Gypsy: I have done that but thanks for the suggestion.....

Cletus said...

Many years ago we came off the trail from a winter camping weekend to find the fuel siphoned from our truck parked at the trailhead. Have had locking fuel caps ever since. Are any available for your tractor? Or would it be possible to secure the cap with a locking strap or chain?

I've never seen anything like that in our diesel filters. Wondering if you could smell any perfume over the smell of diesel?

Although I surmise that the vandals that come your way probably walk in. because we live in a remote area with a long drive to the house I purchased a Mighty Mule driveway alarm. It can only be triggered by a large mass of metal i.e. ATV's, cars, trucks etc. Because of the amount of insulation in our house and insulated windows we often did not hear visitors until they rang the door bell. Neither did our 3 dogs. The alarm will not trigger from human or animals but only has a range up to 400 feet. Did have a wired motion sensor audible alarm set up once but it would constantly trip for small animals and deer.

I do have multiple motion sensing spot lights mounted to overlap on all sides of our house and storage barn. Useful when bringing in firewood at night or cooking outside and of course, visitors both animal and human set them off.

Sure wish you could be rid of this type of problem, daily living is sometimes enough to keep one busy with challenges.

Bruce said...

Cletus: Your description of your situation sounds exactly like ours. I smelled the goop but couldn't detect any odor other than a slight odor of diesel. It was like a thick paste consistency. I asked the dealer if there was a locking fuel cap but because of the screw in design into a heavy plastic filler pipe there is none.

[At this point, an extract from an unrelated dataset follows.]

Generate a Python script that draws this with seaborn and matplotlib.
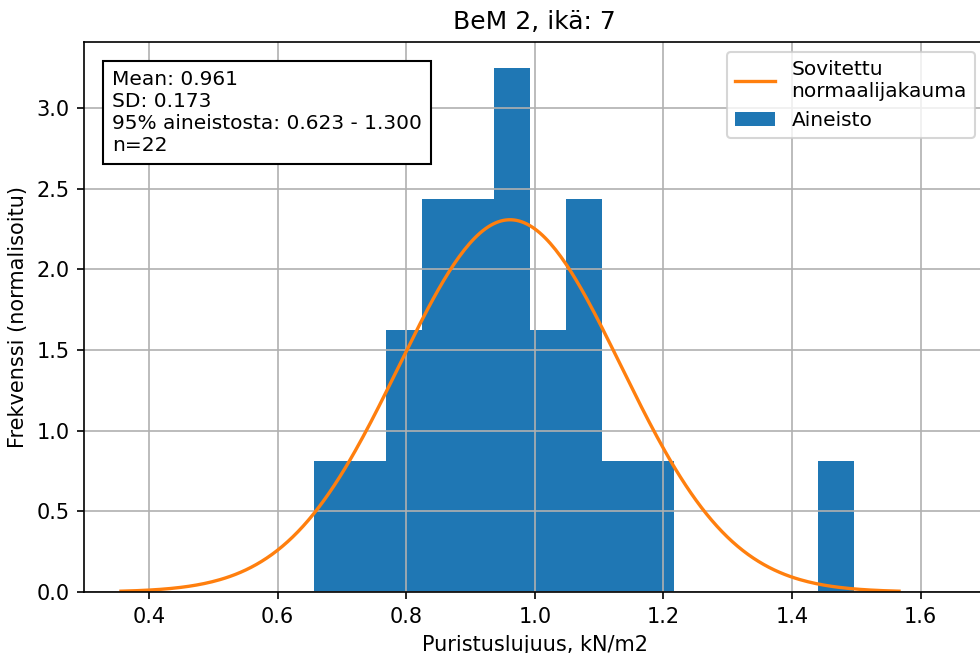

I had considered a strap that would keep it from being fully unscrewed.

You describe our driveway sensors accurately inasmuch as the least little breeze will set them off. I now have them located where they only go off if something sets them off around the tractor. No one can drive up our driveway (100 yds long) without the dogs hearing them. With 4 dogs one always hears a vehicle. A person can walk up the driveway and wouldn't be heard though. The dogs alerted me to something out front about two weeks before and I went out with a spot light but did not see anyone or any animal. It was my stupidity not to look under the deck where the tractor is kept. The dogs did their job and I came up short. That won't happen again. I like the idea of motion sensor lights. Also the strap which I had considered but now will consider more carefully.

If you remember the mechanics hand cleaner that was in a can and in paste form that is what the stuff in the filters looked like. If it had any smell it was overwhelmed by the diesel smell. Your comment is certainly very welcome and confirms one of my thoughts and gives me some more food for thought. Good suggestions and thank you for taking the time to reply and inspire me.

Cletus said...

Thinking a bit about the stuff in your diesel filter.

Could your fuel have been some form of bio-diesel and the cold separated the fat? I seem to remember someone with a bus conversion years ago who burned used fryer oil who had to preheat it up and do some sort of mix/blend with regular diesel fuel to get it to run the engine.

Never tried bio-diesel, was just reheating some soup and noticed the fat congealed on the surface of the container when I pulled it from the fridge and it made me think of your problem.

Bruce said...

I had not thought of that Cletus but I don't think that could have been the case. I bought the fuel at the same place I have used for many years. I have been thinking about it too and I have concluded the tractor was vandalized because the fuel we took out of the tank and lines was stored outside in a 5 gal bucket covered to keep debris out. It appeared normal when I checked it earlier today, clear and no hint of what was in the filters. I think that rules out bad fuel and implies something added to the fuel that was drawn into the filters.
Our motion sensor lights should be here in a couple days. Motion sensors are already up. Trail camera is mounted inside looking through a window where it can't be reached by a vandal. The window is secure. With your suggestions and what we have done I think we are ready if it happens again.